Counting down to the big launch
- Halina St James
- 7 days ago
- 2 min read

Yikes! Only three days and The Golden Daughter will be officially launched. I can't believe it.
My former CBC colleague, and very good friend, Anna Maria Tremonti is flying in to emcee the event at Pier 21 - the Canadian Museum of Immigration - on Sunday.
She helped me realize that my mother’s secret letters, which I found when mama died, told an astonishing and little-known story of the slave workers in Nazi Germany. There were over five million of them.
Mama’s letters led me on an adventure to retrace her footsteps Germany. Then to Northern Ontario to the grave of my birth father. Mama had left him when she ran off with his Polish friend when I was four years old. And finally to Poland, and the arms of my newly-found family.
The Golden Daughter has been in book stores for just over a month now, but it has already attracted a deal of interest. It's been featured on Global National, on the CBC, and popped up in the Toronto Star's top ten books.
I am delighted and humbled by the feedback I'm getting. Most people said, once they started reading, they couldn’t put the book down.

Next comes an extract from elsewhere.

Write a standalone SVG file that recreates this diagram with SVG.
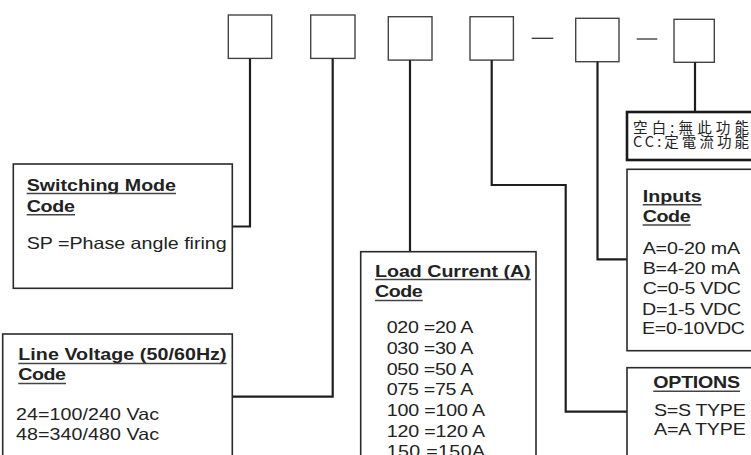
<svg xmlns="http://www.w3.org/2000/svg" width="751" height="455" viewBox="0 0 751 455">
<style>
.bg{fill:#fff}
.slot{fill:#fff;stroke:#444;stroke-width:1.4}
.dash{stroke:#333;stroke-width:1.3}
.box{fill:#fff;stroke:#2a2a2a;stroke-width:1.6}
.cbox{fill:#fff;stroke:#1a1a1a;stroke-width:2.6}
.conn{fill:none;stroke:#1e1e1e;stroke-width:2.2}
.ul{stroke:#444;stroke-width:1.5}
text{font-family:"Liberation Sans",Arial,sans-serif;font-size:16.5px;fill:#222}
.h{font-weight:bold}
.cjk{font-family:"Noto Sans CJK TC","Noto Sans CJK SC",sans-serif;font-size:14.5px}
</style>
<rect class="bg" x="0" y="0" width="751" height="455"/>
<g id="code-slots">
<rect class="slot" x="228.3" y="15" width="43.4" height="43.4"/>
<rect class="slot" x="310.7" y="15" width="44.3" height="43.4"/>
<rect class="slot" x="388.3" y="16.7" width="43.7" height="43.4"/>
<rect class="slot" x="470" y="16.7" width="43.4" height="43.4"/>
<line class="dash" x1="531.7" y1="38.3" x2="553.3" y2="38.3"/>
<rect class="slot" x="575.7" y="18.3" width="43.3" height="43.4"/>
<line class="dash" x1="636.7" y1="39" x2="657.3" y2="39"/>
<rect class="slot" x="674" y="19.3" width="40.3" height="43"/>
</g>
<g id="connectors">
<path class="conn" d="M250 58.4 V226.5 H232.3"/>
<path class="conn" d="M332.7 58.4 V396.7 H232.3"/>
<path class="conn" d="M410 60.1 V251.7"/>
<path class="conn" d="M491.7 60.1 V185 H565.7 V411.7 H627"/>
<path class="conn" d="M597.5 61.7 V259.3 H627"/>
<path class="conn" d="M695 62.3 V112"/>
</g>
<g id="switching-mode">
<rect class="box" x="13.3" y="164" width="219" height="124.3"/>
<text class="h" transform="matrix(1.19 0 0 1 26.7 190.5)" textLength="125.5" lengthAdjust="spacing">Switching Mode</text>
<line class="ul" x1="26.7" y1="193.6" x2="176" y2="193.6"/>
<text class="h" transform="matrix(1.19 0 0 1 26.7 211.7)" textLength="40.6" lengthAdjust="spacing">Code</text>
<line class="ul" x1="26.7" y1="214.8" x2="75" y2="214.8"/>
<text transform="matrix(1.19 0 0 1 26.7 248.5)" textLength="168.1" lengthAdjust="spacing">SP =Phase angle firing</text>
</g>
<g id="line-voltage">
<rect class="box" x="2.7" y="334" width="229.6" height="130"/>
<text class="h" transform="matrix(1.19 0 0 1 18.3 360)" textLength="175" lengthAdjust="spacing">Line Voltage (50/60Hz)</text>
<line class="ul" x1="18.3" y1="363.4" x2="226.7" y2="363.4"/>
<text class="h" transform="matrix(1.19 0 0 1 18.3 380.3)" textLength="40.1" lengthAdjust="spacing">Code</text>
<line class="ul" x1="18.3" y1="383.5" x2="66" y2="383.5"/>
<text transform="matrix(1.19 0 0 1 16 420)" textLength="120.2" lengthAdjust="spacing">24=100/240 Vac</text>
<text transform="matrix(1.19 0 0 1 16 439.5)" textLength="120.2" lengthAdjust="spacing">48=340/480 Vac</text>
</g>
<g id="load-current">
<rect class="box" x="360.7" y="251.7" width="175.3" height="215"/>
<text class="h" transform="matrix(1.19 0 0 1 375 276.7)" textLength="130.8" lengthAdjust="spacing">Load Current (A)</text>
<line class="ul" x1="375" y1="279.6" x2="530.7" y2="279.6"/>
<text class="h" transform="matrix(1.19 0 0 1 375 297.3)" textLength="40.1" lengthAdjust="spacing">Code</text>
<line class="ul" x1="375" y1="300.5" x2="422.7" y2="300.5"/>
<text transform="matrix(1.19 0 0 1 386.7 333)" textLength="72.8" lengthAdjust="spacing">020 =20 A</text>
<text transform="matrix(1.19 0 0 1 386.7 353.8)" textLength="72.8" lengthAdjust="spacing">030 =30 A</text>
<text transform="matrix(1.19 0 0 1 386.7 374.5)" textLength="72.8" lengthAdjust="spacing">050 =50 A</text>
<text transform="matrix(1.19 0 0 1 386.7 395.2)" textLength="72.8" lengthAdjust="spacing">075 =75 A</text>
<text transform="matrix(1.19 0 0 1 386.7 416)" textLength="82.6" lengthAdjust="spacing">100 =100 A</text>
<text transform="matrix(1.19 0 0 1 386.7 436.7)" textLength="82.6" lengthAdjust="spacing">120 =120 A</text>
<text transform="matrix(1.19 0 0 1 386.7 457.4)" textLength="82.6" lengthAdjust="spacing">150 =150A</text>
</g>
<g id="special-function">
<rect class="cbox" x="627" y="112" width="140" height="48"/>
<text class="cjk" x="633" y="133" textLength="116" lengthAdjust="spacing">空白:無此功能</text>
<text class="cjk" x="633" y="147" textLength="116" lengthAdjust="spacing">CC:定電流功能</text>
</g>
<g id="inputs">
<rect class="box" x="627" y="169.3" width="140" height="181.4"/>
<text class="h" transform="matrix(1.19 0 0 1 642.7 201.7)" textLength="49.6" lengthAdjust="spacing">Inputs</text>
<line class="ul" x1="642.7" y1="204.8" x2="701.7" y2="204.8"/>
<text class="h" transform="matrix(1.19 0 0 1 642.7 221.9)" textLength="40.3" lengthAdjust="spacing">Code</text>
<line class="ul" x1="642.7" y1="225" x2="690.7" y2="225"/>
<text transform="matrix(1.19 0 0 1 642.7 254)" textLength="81.8" lengthAdjust="spacing">A=0-20 mA</text>
<text transform="matrix(1.19 0 0 1 642.7 274)" textLength="81.8" lengthAdjust="spacing">B=4-20 mA</text>
<text transform="matrix(1.19 0 0 1 642.7 294)" textLength="82.6" lengthAdjust="spacing">C=0-5 VDC</text>
<text transform="matrix(1.19 0 0 1 642 314.5)" textLength="83.4" lengthAdjust="spacing">D=1-5 VDC</text>
<text transform="matrix(1.19 0 0 1 642 334)" textLength="86.6" lengthAdjust="spacing">E=0-10VDC</text>
</g>
<g id="options">
<rect class="box" x="627" y="367.7" width="140" height="100"/>
<text class="h" transform="matrix(1.19 0 0 1 653.3 388.3)" textLength="72.9" lengthAdjust="spacing">OPTIONS</text>
<line class="ul" x1="653.3" y1="391.3" x2="740" y2="391.3"/>
<text transform="matrix(1.19 0 0 1 654 416)" textLength="77.1" lengthAdjust="spacing">S=S TYPE</text>
<text transform="matrix(1.19 0 0 1 654 435)" textLength="77.1" lengthAdjust="spacing">A=A TYPE</text>
</g>
</svg>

A recurring theme was summed up by one reader who emailed me: "It is such an incredible story and hard to believe that it happened in such recent times. It’s definitely a story that needs to be told."

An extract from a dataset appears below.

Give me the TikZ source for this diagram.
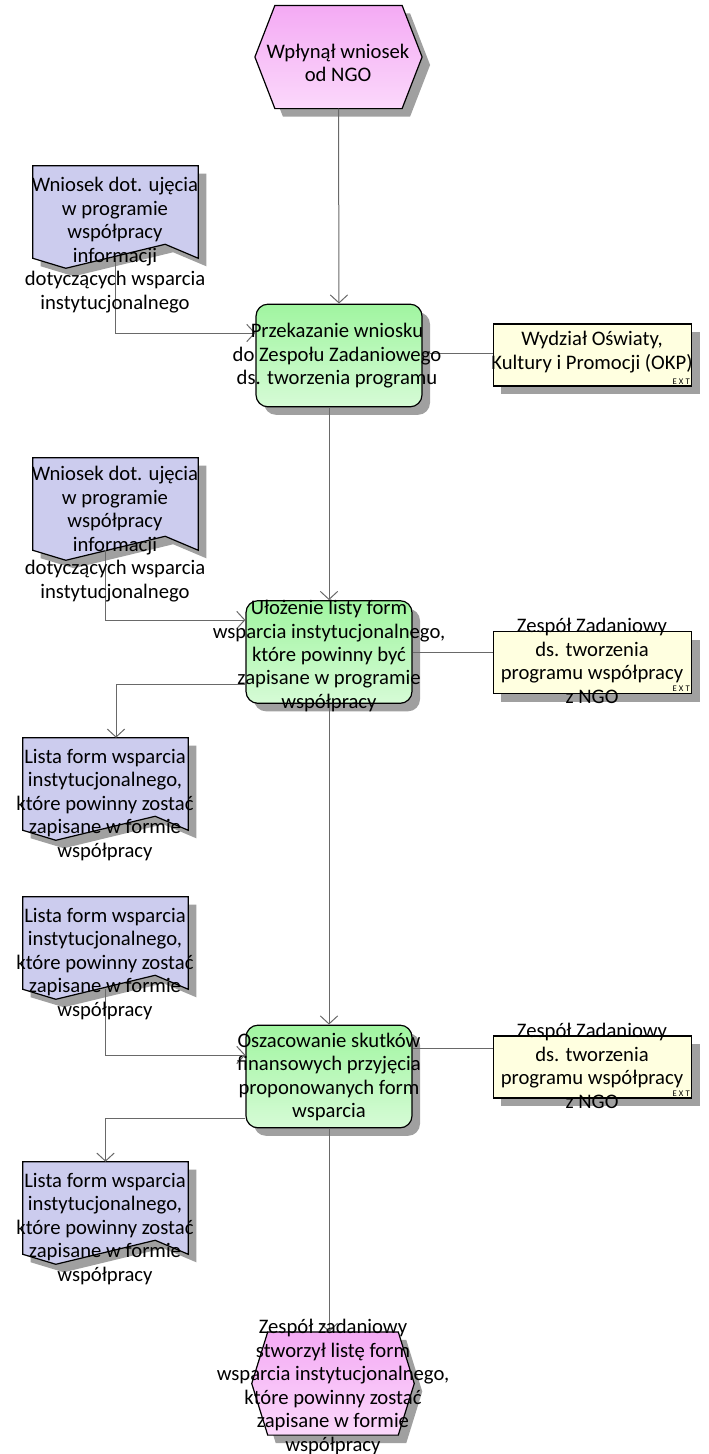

Another called it a tour de force: "I could feel your pain and anguish pulsing through the pages and hopefully the catharsis at the end."
Two emails that are especially dear to me came from Poland. One, from a member of my birth father's family, said: "Your Golden Daughter forces us to think about what shapes us and the past that lives within us. It compels us to reflect deeply on people who had the misfortune of living in terrible times. Who would we be, what would we be like, if fate had dealt us such a blow?"

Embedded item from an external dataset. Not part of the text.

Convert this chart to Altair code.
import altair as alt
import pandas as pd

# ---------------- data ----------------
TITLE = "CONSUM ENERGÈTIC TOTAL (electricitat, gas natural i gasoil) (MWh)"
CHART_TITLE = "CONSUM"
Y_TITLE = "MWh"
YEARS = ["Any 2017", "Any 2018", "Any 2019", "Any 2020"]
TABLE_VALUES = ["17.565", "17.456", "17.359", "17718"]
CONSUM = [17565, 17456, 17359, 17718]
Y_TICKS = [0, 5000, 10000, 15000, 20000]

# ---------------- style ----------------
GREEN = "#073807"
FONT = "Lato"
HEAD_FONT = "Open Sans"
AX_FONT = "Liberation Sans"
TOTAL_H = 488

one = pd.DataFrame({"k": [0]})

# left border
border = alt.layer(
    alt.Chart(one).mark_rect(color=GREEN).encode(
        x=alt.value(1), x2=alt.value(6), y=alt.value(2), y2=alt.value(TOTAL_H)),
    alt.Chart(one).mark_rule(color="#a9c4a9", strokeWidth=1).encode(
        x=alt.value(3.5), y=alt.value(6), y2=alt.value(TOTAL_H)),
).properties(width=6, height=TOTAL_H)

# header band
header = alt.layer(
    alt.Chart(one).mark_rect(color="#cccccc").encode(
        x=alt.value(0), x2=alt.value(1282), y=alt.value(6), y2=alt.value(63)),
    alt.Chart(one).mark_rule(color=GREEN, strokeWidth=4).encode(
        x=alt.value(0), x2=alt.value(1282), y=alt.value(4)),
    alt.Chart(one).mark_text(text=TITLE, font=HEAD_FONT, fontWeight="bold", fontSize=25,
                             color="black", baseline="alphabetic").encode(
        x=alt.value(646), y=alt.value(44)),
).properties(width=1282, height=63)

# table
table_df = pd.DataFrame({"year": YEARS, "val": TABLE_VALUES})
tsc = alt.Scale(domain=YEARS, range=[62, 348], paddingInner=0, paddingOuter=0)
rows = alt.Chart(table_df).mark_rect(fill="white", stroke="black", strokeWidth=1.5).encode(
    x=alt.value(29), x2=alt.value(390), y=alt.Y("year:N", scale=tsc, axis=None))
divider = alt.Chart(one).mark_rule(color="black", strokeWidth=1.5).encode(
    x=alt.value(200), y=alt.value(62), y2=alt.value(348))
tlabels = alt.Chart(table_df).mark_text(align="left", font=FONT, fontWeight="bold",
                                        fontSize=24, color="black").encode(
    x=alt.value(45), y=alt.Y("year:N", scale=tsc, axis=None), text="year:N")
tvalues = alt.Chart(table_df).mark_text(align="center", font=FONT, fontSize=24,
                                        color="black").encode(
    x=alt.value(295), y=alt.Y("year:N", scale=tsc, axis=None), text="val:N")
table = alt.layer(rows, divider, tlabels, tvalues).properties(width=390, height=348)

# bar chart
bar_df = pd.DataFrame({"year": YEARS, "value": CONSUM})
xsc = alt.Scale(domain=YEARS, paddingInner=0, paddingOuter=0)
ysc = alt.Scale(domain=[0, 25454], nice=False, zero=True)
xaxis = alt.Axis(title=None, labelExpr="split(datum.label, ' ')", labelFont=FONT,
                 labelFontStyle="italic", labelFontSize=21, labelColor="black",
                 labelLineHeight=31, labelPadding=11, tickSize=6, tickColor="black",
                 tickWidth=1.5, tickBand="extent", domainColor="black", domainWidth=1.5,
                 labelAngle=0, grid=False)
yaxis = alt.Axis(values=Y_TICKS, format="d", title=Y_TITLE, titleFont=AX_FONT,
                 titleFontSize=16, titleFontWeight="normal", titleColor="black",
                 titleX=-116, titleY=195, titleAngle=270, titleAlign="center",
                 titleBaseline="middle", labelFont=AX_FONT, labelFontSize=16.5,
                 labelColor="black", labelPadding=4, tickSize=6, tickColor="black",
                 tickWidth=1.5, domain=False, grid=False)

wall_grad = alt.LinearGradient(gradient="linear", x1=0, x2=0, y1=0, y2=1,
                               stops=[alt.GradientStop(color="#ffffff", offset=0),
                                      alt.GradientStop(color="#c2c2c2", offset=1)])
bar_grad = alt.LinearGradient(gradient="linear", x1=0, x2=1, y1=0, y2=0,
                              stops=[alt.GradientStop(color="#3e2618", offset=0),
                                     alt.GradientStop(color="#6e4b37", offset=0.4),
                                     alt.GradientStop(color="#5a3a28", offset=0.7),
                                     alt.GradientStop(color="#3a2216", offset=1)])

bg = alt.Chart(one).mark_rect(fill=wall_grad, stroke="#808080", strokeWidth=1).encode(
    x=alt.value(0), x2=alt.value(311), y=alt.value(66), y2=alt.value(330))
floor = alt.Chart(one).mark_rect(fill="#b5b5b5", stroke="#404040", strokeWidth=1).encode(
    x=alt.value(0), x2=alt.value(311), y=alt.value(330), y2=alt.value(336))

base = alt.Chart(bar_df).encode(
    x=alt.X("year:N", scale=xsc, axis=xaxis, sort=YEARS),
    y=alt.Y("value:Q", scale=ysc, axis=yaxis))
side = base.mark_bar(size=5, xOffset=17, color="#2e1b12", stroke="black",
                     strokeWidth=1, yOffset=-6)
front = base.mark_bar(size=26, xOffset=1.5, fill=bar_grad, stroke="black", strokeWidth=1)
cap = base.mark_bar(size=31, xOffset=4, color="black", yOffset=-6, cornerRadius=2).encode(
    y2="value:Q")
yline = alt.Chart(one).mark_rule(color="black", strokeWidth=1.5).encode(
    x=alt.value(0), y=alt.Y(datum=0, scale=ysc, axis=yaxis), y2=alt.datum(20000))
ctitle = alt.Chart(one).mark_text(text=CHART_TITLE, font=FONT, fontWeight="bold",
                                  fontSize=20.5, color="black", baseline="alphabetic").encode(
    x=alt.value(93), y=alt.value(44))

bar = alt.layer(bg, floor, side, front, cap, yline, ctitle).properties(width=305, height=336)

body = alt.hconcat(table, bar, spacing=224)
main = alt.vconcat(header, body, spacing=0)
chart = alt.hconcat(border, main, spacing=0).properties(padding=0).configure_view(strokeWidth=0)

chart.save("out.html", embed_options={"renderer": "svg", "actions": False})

And I also got an email from a member of my step-father Frank Uzarowski's family: "Your book made me realize how difficult these war topics were for people who survived the war. My grandfather was also a forced labourer in Germany. Your book made me decide to look for documents on this subject and find out more."
A big 'thank you' to everyone who has bought and read the book, and taken the time to share some thoughts with me.
PS - a reminder that there are no seats available for the launch on Sunday. The event has been sold out for more than a week now.